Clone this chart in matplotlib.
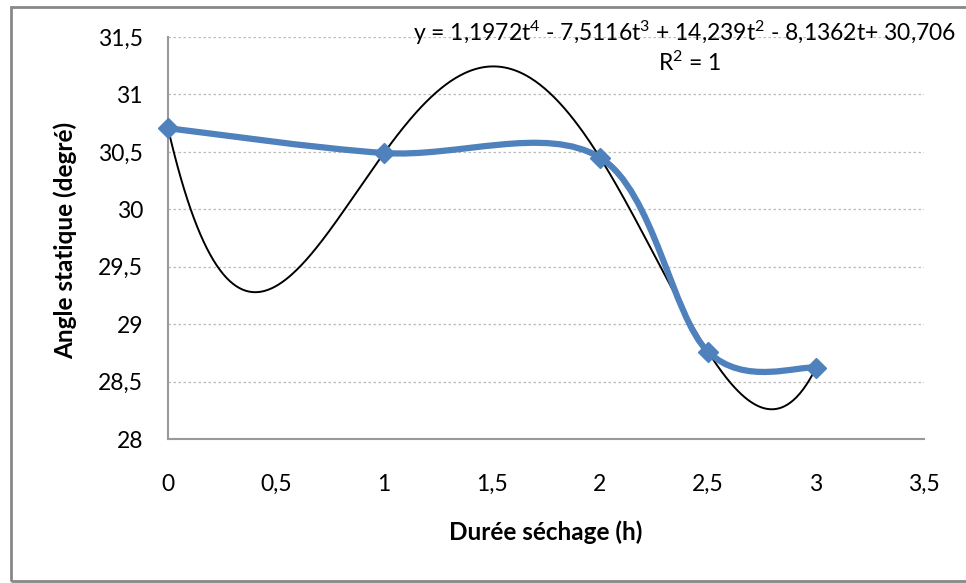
import numpy as np
import matplotlib
matplotlib.use("Agg")
import matplotlib.pyplot as plt
from matplotlib.path import Path
from matplotlib.patches import PathPatch, Rectangle
from matplotlib.ticker import FuncFormatter, MultipleLocator

# Data
duree = [0, 1, 2, 2.5, 3]
angle = [30.706, 30.49, 30.45, 28.76, 28.62]
equation = "y = 1,1972t$^{4}$ - 7,5116t$^{3}$ + 14,239t$^{2}$ - 8,1362t+ 30,706"
r2_text = "R$^{2}$ = 1"
xlabel = "Durée séchage (h)"
ylabel = "Angle statique (degré)"

W, H, DPI = 966, 583, 100
fig = plt.figure(figsize=(W / DPI, H / DPI), dpi=DPI)
plt.rcParams['font.family'] = ['Lato', 'DejaVu Sans']
plt.rcParams['mathtext.fontset'] = 'custom'
plt.rcParams['mathtext.rm'] = 'Lato'
plt.rcParams['mathtext.it'] = 'Lato'
plt.rcParams['mathtext.default'] = 'regular'

FS = 16.5
left, right, top, bottom = 168, 924, 37, 439
ax = fig.add_axes([left / W, 1 - bottom / H, (right - left) / W, (bottom - top) / H])
ax.set_xlim(0, 3.5)
ax.set_ylim(28, 31.5)
ax.xaxis.set_major_locator(MultipleLocator(0.5))
ax.yaxis.set_major_locator(MultipleLocator(0.5))
fmt = FuncFormatter(lambda v, p: (f"{v:g}").replace(".", ","))
ax.xaxis.set_major_formatter(fmt)
ax.yaxis.set_major_formatter(fmt)
ax.tick_params(axis='both', length=0, labelsize=FS, colors='black')
ax.tick_params(axis='x', pad=25)
ax.tick_params(axis='y', pad=18)
for s in ['top', 'right']:
    ax.spines[s].set_visible(False)
for s in ['left', 'bottom']:
    ax.spines[s].set_color('#999999')
    ax.spines[s].set_linewidth(1.5)
ax.yaxis.grid(True, linestyle=(0, (2, 2)), color='#bbbbbb', linewidth=0.9)
ax.set_axisbelow(True)

# Trendline: 4th-degree polynomial fit of the data
coef = np.polyfit(duree, angle, 4)
tt = np.linspace(0, 3, 400)
ax.plot(tt, np.polyval(coef, tt), color='black', lw=1.4, zorder=3)

# Excel-like smoothed line (Catmull-Rom Bezier in display-proportional space)
sx = (right - left) / 3.5
sy = (bottom - top) / 3.5
P = np.column_stack([np.array(duree) * sx, (np.array(angle) - 28) * sy])
verts = [tuple(P[0])]
codes = [Path.MOVETO]
n = len(P)
for i in range(n - 1):
    p0 = P[i - 1] if i > 0 else P[i]
    p1, p2 = P[i], P[i + 1]
    p3 = P[i + 2] if i + 2 < n else P[i + 1]
    c1 = p1 + (p2 - p0) / 6
    c2 = p2 - (p3 - p1) / 6
    verts += [tuple(c1), tuple(c2), tuple(p2)]
    codes += [Path.CURVE4] * 3
verts = [(vx / sx, vy / sy + 28) for vx, vy in verts]
ax.add_patch(PathPatch(Path(verts, codes), facecolor='none', edgecolor='#4F81BD',
                       lw=4.5, capstyle='round', joinstyle='round', zorder=4))
ax.plot(duree, angle, linestyle='none', marker='D', markersize=10,
        color='#4F81BD', zorder=5, clip_on=False)

fig.text(685 / W, 1 - 33 / H, equation, ha='center', va='center', fontsize=FS)
fig.text(690 / W, 1 - 63 / H, r2_text, ha='center', va='center', fontsize=FS)

fig.text(546 / W, 1 - 532 / H, xlabel, ha='center', va='center', fontsize=17.5, fontweight='bold')
fig.text(65 / W, 1 - 240 / H, ylabel, ha='center', va='center', fontsize=17.5,
         fontweight='bold', rotation=90)

fig.patches.append(Rectangle((11 / W, 1 - 581 / H), (W + 20) / W, (581 - 7) / H,
                             transform=fig.transFigure, facecolor='none',
                             edgecolor='#888888', lw=2))

fig.savefig("out.png", dpi=DPI, facecolor='white')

**Task instructions:**
Reproduce the material above from its first line through the line containing "color='black', lw=1.4, zorder=3)", both ends included, and skip every picture.

**Complete output:**
Clone this chart in matplotlib.
import numpy as np
import matplotlib
matplotlib.use("Agg")
import matplotlib.pyplot as plt
from matplotlib.path import Path
from matplotlib.patches import PathPatch, Rectangle
from matplotlib.ticker import FuncFormatter, MultipleLocator

# Data
duree = [0, 1, 2, 2.5, 3]
angle = [30.706, 30.49, 30.45, 28.76, 28.62]
equation = "y = 1,1972t$^{4}$ - 7,5116t$^{3}$ + 14,239t$^{2}$ - 8,1362t+ 30,706"
r2_text = "R$^{2}$ = 1"
xlabel = "Durée séchage (h)"
ylabel = "Angle statique (degré)"

W, H, DPI = 966, 583, 100
fig = plt.figure(figsize=(W / DPI, H / DPI), dpi=DPI)
plt.rcParams['font.family'] = ['Lato', 'DejaVu Sans']
plt.rcParams['mathtext.fontset'] = 'custom'
plt.rcParams['mathtext.rm'] = 'Lato'
plt.rcParams['mathtext.it'] = 'Lato'
plt.rcParams['mathtext.default'] = 'regular'

FS = 16.5
left, right, top, bottom = 168, 924, 37, 439
ax = fig.add_axes([left / W, 1 - bottom / H, (right - left) / W, (bottom - top) / H])
ax.set_xlim(0, 3.5)
ax.set_ylim(28, 31.5)
ax.xaxis.set_major_locator(MultipleLocator(0.5))
ax.yaxis.set_major_locator(MultipleLocator(0.5))
fmt = FuncFormatter(lambda v, p: (f"{v:g}").replace(".", ","))
ax.xaxis.set_major_formatter(fmt)
ax.yaxis.set_major_formatter(fmt)
ax.tick_params(axis='both', length=0, labelsize=FS, colors='black')
ax.tick_params(axis='x', pad=25)
ax.tick_params(axis='y', pad=18)
for s in ['top', 'right']:
    ax.spines[s].set_visible(False)
for s in ['left', 'bottom']:
    ax.spines[s].set_color('#999999')
    ax.spines[s].set_linewidth(1.5)
ax.yaxis.grid(True, linestyle=(0, (2, 2)), color='#bbbbbb', linewidth=0.9)
ax.set_axisbelow(True)

# Trendline: 4th-degree polynomial fit of the data
coef = np.polyfit(duree, angle, 4)
tt = np.linspace(0, 3, 400)
ax.plot(tt, np.polyval(coef, tt), color='black', lw=1.4, zorder=3)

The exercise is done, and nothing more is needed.